** BEGIN DATA FOR THIS TASK **

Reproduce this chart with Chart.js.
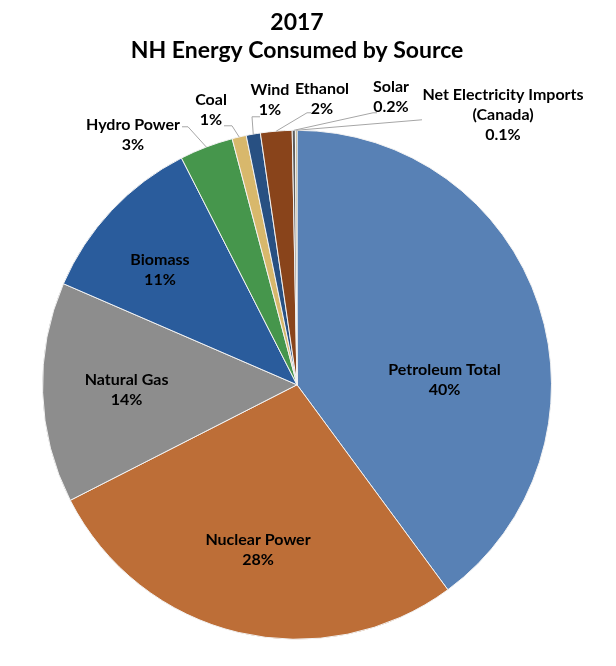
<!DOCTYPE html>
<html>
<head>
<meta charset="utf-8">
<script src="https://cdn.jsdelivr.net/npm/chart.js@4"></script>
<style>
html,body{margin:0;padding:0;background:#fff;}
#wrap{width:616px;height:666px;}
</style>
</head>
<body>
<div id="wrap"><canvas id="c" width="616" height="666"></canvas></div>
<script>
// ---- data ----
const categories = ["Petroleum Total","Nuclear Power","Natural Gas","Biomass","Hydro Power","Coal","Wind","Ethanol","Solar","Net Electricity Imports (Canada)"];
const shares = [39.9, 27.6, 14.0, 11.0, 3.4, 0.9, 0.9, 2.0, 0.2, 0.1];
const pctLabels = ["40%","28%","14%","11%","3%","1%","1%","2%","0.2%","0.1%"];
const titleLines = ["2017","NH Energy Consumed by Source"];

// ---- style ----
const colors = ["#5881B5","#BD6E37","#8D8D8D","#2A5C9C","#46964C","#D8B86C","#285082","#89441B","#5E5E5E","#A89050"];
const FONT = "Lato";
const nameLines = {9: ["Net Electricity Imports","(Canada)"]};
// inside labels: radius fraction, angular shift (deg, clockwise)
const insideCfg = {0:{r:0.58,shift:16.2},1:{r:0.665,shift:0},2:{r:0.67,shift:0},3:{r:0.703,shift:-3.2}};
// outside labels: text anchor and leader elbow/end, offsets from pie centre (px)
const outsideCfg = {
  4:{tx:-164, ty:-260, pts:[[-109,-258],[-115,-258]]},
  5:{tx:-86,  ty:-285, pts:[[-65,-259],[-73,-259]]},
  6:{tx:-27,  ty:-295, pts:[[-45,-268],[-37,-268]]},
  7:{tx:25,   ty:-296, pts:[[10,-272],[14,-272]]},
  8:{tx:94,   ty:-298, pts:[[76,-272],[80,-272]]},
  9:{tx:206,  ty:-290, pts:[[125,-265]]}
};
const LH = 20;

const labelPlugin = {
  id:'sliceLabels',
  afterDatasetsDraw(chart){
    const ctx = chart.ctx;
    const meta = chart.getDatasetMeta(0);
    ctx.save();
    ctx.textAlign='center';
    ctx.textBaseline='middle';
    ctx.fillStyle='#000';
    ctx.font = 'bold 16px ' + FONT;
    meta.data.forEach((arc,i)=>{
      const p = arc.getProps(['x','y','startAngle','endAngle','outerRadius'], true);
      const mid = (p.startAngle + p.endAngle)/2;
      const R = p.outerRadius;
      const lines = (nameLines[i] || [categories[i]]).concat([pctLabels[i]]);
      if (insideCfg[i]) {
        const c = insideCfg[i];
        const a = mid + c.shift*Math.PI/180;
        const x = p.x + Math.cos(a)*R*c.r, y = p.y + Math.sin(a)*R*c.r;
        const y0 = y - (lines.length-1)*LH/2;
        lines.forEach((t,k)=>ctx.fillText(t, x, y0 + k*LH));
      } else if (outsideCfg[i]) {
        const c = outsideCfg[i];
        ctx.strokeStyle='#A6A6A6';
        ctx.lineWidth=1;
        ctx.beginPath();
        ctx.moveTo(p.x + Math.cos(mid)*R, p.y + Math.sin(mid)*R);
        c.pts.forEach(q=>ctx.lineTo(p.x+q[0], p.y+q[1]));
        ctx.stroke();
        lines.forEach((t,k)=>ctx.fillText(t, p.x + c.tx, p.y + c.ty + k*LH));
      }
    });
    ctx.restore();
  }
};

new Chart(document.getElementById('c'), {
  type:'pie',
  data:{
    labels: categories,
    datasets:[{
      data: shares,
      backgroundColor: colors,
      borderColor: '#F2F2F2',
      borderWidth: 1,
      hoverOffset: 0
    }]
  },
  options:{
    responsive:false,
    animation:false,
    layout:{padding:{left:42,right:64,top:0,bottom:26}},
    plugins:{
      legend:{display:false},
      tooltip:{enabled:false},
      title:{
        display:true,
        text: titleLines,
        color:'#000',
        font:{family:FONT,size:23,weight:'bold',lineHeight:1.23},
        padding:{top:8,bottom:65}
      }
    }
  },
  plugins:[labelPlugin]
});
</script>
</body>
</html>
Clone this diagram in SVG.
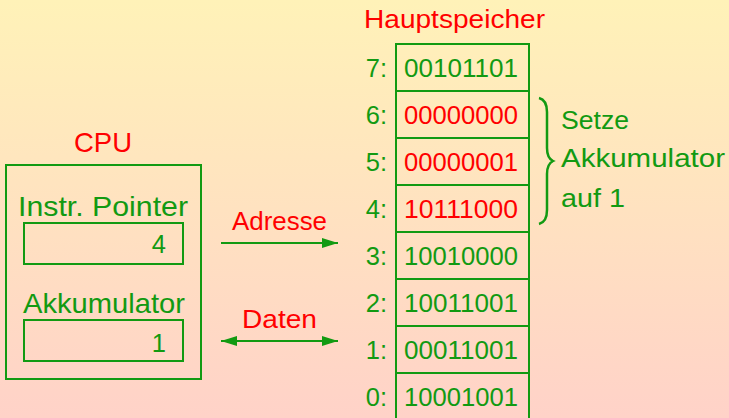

** END DATA FOR THIS TASK **

__PROBLEM REQUIREMENTS__
Write out the records above exactly as they appear, leaving out any pictures.

__EXERCISE RESULT__
Reproduce this chart with Chart.js.
<!DOCTYPE html>
<html>
<head>
<meta charset="utf-8">
<script src="https://cdn.jsdelivr.net/npm/chart.js@4"></script>
<style>
html,body{margin:0;padding:0;background:#fff;}
#wrap{width:616px;height:666px;}
</style>
</head>
<body>
<div id="wrap"><canvas id="c" width="616" height="666"></canvas></div>
<script>
// ---- data ----
const categories = ["Petroleum Total","Nuclear Power","Natural Gas","Biomass","Hydro Power","Coal","Wind","Ethanol","Solar","Net Electricity Imports (Canada)"];
const shares = [39.9, 27.6, 14.0, 11.0, 3.4, 0.9, 0.9, 2.0, 0.2, 0.1];
const pctLabels = ["40%","28%","14%","11%","3%","1%","1%","2%","0.2%","0.1%"];
const titleLines = ["2017","NH Energy Consumed by Source"];

// ---- style ----
const colors = ["#5881B5","#BD6E37","#8D8D8D","#2A5C9C","#46964C","#D8B86C","#285082","#89441B","#5E5E5E","#A89050"];
const FONT = "Lato";
const nameLines = {9: ["Net Electricity Imports","(Canada)"]};
// inside labels: radius fraction, angular shift (deg, clockwise)
const insideCfg = {0:{r:0.58,shift:16.2},1:{r:0.665,shift:0},2:{r:0.67,shift:0},3:{r:0.703,shift:-3.2}};
// outside labels: text anchor and leader elbow/end, offsets from pie centre (px)
const outsideCfg = {
  4:{tx:-164, ty:-260, pts:[[-109,-258],[-115,-258]]},
  5:{tx:-86,  ty:-285, pts:[[-65,-259],[-73,-259]]},
  6:{tx:-27,  ty:-295, pts:[[-45,-268],[-37,-268]]},
  7:{tx:25,   ty:-296, pts:[[10,-272],[14,-272]]},
  8:{tx:94,   ty:-298, pts:[[76,-272],[80,-272]]},
  9:{tx:206,  ty:-290, pts:[[125,-265]]}
};
const LH = 20;

const labelPlugin = {
  id:'sliceLabels',
  afterDatasetsDraw(chart){
    const ctx = chart.ctx;
    const meta = chart.getDatasetMeta(0);
    ctx.save();
    ctx.textAlign='center';
    ctx.textBaseline='middle';
    ctx.fillStyle='#000';
    ctx.font = 'bold 16px ' + FONT;
    meta.data.forEach((arc,i)=>{
      const p = arc.getProps(['x','y','startAngle','endAngle','outerRadius'], true);
      const mid = (p.startAngle + p.endAngle)/2;
      const R = p.outerRadius;
      const lines = (nameLines[i] || [categories[i]]).concat([pctLabels[i]]);
      if (insideCfg[i]) {
        const c = insideCfg[i];
        const a = mid + c.shift*Math.PI/180;
        const x = p.x + Math.cos(a)*R*c.r, y = p.y + Math.sin(a)*R*c.r;
        const y0 = y - (lines.length-1)*LH/2;
        lines.forEach((t,k)=>ctx.fillText(t, x, y0 + k*LH));
      } else if (outsideCfg[i]) {
        const c = outsideCfg[i];
        ctx.strokeStyle='#A6A6A6';
        ctx.lineWidth=1;
        ctx.beginPath();
        ctx.moveTo(p.x + Math.cos(mid)*R, p.y + Math.sin(mid)*R);
        c.pts.forEach(q=>ctx.lineTo(p.x+q[0], p.y+q[1]));
        ctx.stroke();
        lines.forEach((t,k)=>ctx.fillText(t, p.x + c.tx, p.y + c.ty + k*LH));
      }
    });
    ctx.restore();
  }
};

new Chart(document.getElementById('c'), {
  type:'pie',
  data:{
    labels: categories,
    datasets:[{
      data: shares,
      backgroundColor: colors,
      borderColor: '#F2F2F2',
      borderWidth: 1,
      hoverOffset: 0
    }]
  },
  options:{
    responsive:false,
    animation:false,
    layout:{padding:{left:42,right:64,top:0,bottom:26}},
    plugins:{
      legend:{display:false},
      tooltip:{enabled:false},
      title:{
        display:true,
        text: titleLines,
        color:'#000',
        font:{family:FONT,size:23,weight:'bold',lineHeight:1.23},
        padding:{top:8,bottom:65}
      }
    }
  },
  plugins:[labelPlugin]
});
</script>
</body>
</html>
Clone this diagram in SVG.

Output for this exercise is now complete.